Welcome to the forum.


----------



## oldish hippy (Oct 4, 2013)

Hi and welcome to forum plenty of places on poi's


----------



## mariesnowgoose (Oct 4, 2013)

Hello Alison, welcome to the forum :wave:

See you in December...


----------



## aliwat (Oct 4, 2013)

*Hi mariesnowgoose*



mariesnowgoose said:


> Hello Alison, welcome to the forum :wave:
> 
> See you in December...



Hi mariesnowgoose and thanks for the reply - please excuse me as I haven't used forums before so hope this is going straight to you and not everyone! A bit of practice needed to familiarise myself with it. Are you the organiser of the meet and so does that mean there is room for us to come? Alison


----------



## mariesnowgoose (Oct 4, 2013)

aliwat said:


> Hi mariesnowgoose and thanks for the reply - please excuse me as I haven't used forums before so hope this is going straight to you and not everyone! A bit of practice needed to familiarise myself with it. Are you the organiser of the meet and so does that mean there is room for us to come? Alison



Everyone can see this, Alison  :lol-053:

But worry not - who cares?! 

If you want to talk on a one-to-one you can send someone a PM, or "Private Message".
Just click on their name to take you to their "Profile".
You'll then be able to see an option to send a private message to them on the left hand side of the page.

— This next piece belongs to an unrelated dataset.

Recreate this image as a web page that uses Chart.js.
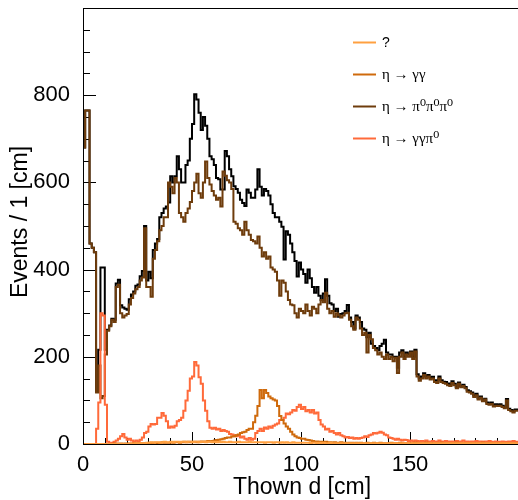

Yes, I'm organising the music meet together with whitevanwoman (Jess). She also lives in Cumbria 

If you go to the thread for the music meet, you'll see I've added your name to 6-8th December list.

Just click here to go straight there:  *Winter Music Meet*

I've put you down for a fish and chip supper as well, but if you don't want one don't worry - Jess (whitevanwoman) will be getting proper confirmation of who wants fish and chips etc. the week beforehand, and that's AGES away !!!


----------



## RoaminRog (Oct 4, 2013)

Welcome to the Site and to the best pastime in the world!
Regards Rog.


----------



## jennyp19 (Oct 4, 2013)

:welcome: to the forum


----------



## Shindig (Oct 4, 2013)

:camper:

Enjoy


----------



## Blodwyn Pig (Oct 4, 2013)

:welcome: to the forum 

Have lots :fun: with your new :camper:


----------



## DUGGIESMURF (Oct 4, 2013)

*welcome*

welcome to the site that can find any hidey hole to park up for a night or two :dog:


----------



## onion (Oct 6, 2013)

:welcome:Hi welcome & have a good time & lots of fun .


----------



## shawbags (Oct 11, 2013)

:welcome:


----------



## phillybarbour (Oct 11, 2013)

Hi and welcome, your spoilt for choice in Cumbria if you enjoy wilding.


----------



## Diplodicus (Oct 13, 2013)

*Diplodicus*

You could try Jenny Browns Point - very narrow lane but parking either side of the cattle grid - care needed not to block gate.  Lovely views towards Morecambe but no pub!
Enjoy!


----------